Aviso: esse post tem um forte teor de sinceridade.
Não tinha intenção nenhuma de terminar o semestre no Ponte de Letras com mais um texto assim. Queria mesmo encerrar essa “temporada” com uma postagem fofa, cheia de flores e amores e louvores, mas a realidade, meus amigos, é bandida. Mas não é pior que uma turma que, por mais que a gente fale, por mais que a gente brigue, por mais que a gente se esgoele para mostrar que ela está errada — isso mesmo errados, com todos os “érres” e “ésses” —, continua a perambular por aí e distribuir ideias deturpadas de como acontece uma das etapas importantes do processo editorial e também em outras áreas da tradução: o trabalho de preparação e revisão.

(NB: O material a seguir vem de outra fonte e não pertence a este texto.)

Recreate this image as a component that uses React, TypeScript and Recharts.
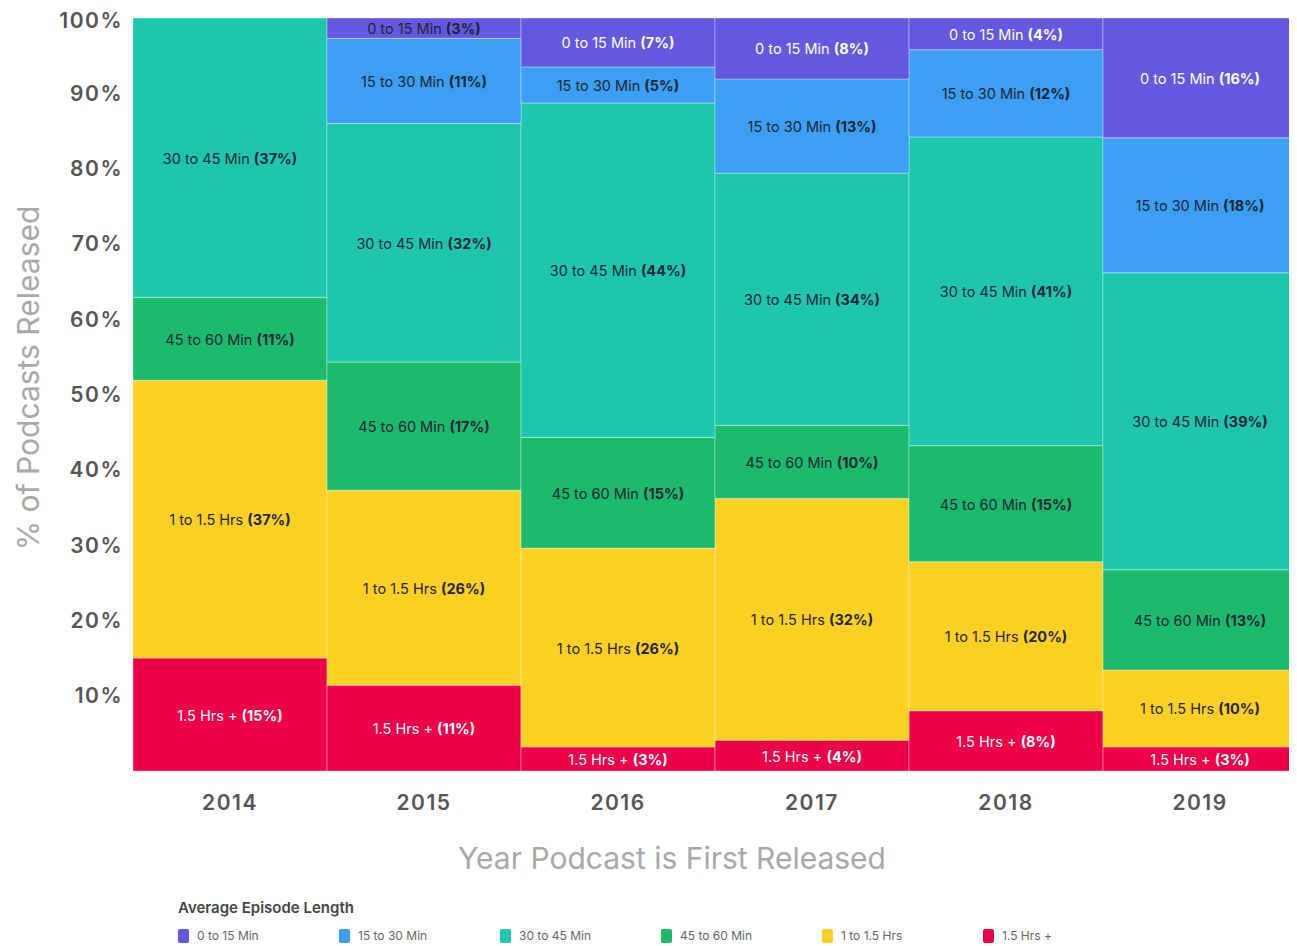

Vamos começar a lavação de roupa suja com um fato muito simples, destacado para não restar dúvida nenhuma:
O TEXTO QUE FOI TRADUZIDO NÃO É SEU, PREPARADOR!
Isso mesmo. Ele não é seu. Foi recriado por outra pessoa, o tradutor, e essa pessoa merece todo respeito. Por mais que o trabalho não tenha sido perfeito, isso não dá a ninguém o direito de esculhambar o texto alheio. Claro que não é nada agradável ver que alguém que supostamente não tinha capacidade de encarar aquele livro tenha sido contratado. E muita gente acha isso, mesmo que o texto não seja um desastre completo. Eu sei que há muitas variáveis na questão da escolha do tradutor, muitas delas vão além do que podemos compreender, mas de qualquer forma: se o editor escolheu você, querido preparador, e você aceitou a incumbência de dar um jeito na bagunça, dê um jeito. Depois, faça seu relatório, tentando ser o mais imparcial possível, mas apontando as dificuldades, problemas e tudo o que puder. Sem ofender ninguém, sem subir no salto. É um direito e um dever seu para com os outros colegas que vão pegar o texto em seguida, e até mesmo para com o cara que traduziu. É bem possível que ele aprenda muitas coisas com você.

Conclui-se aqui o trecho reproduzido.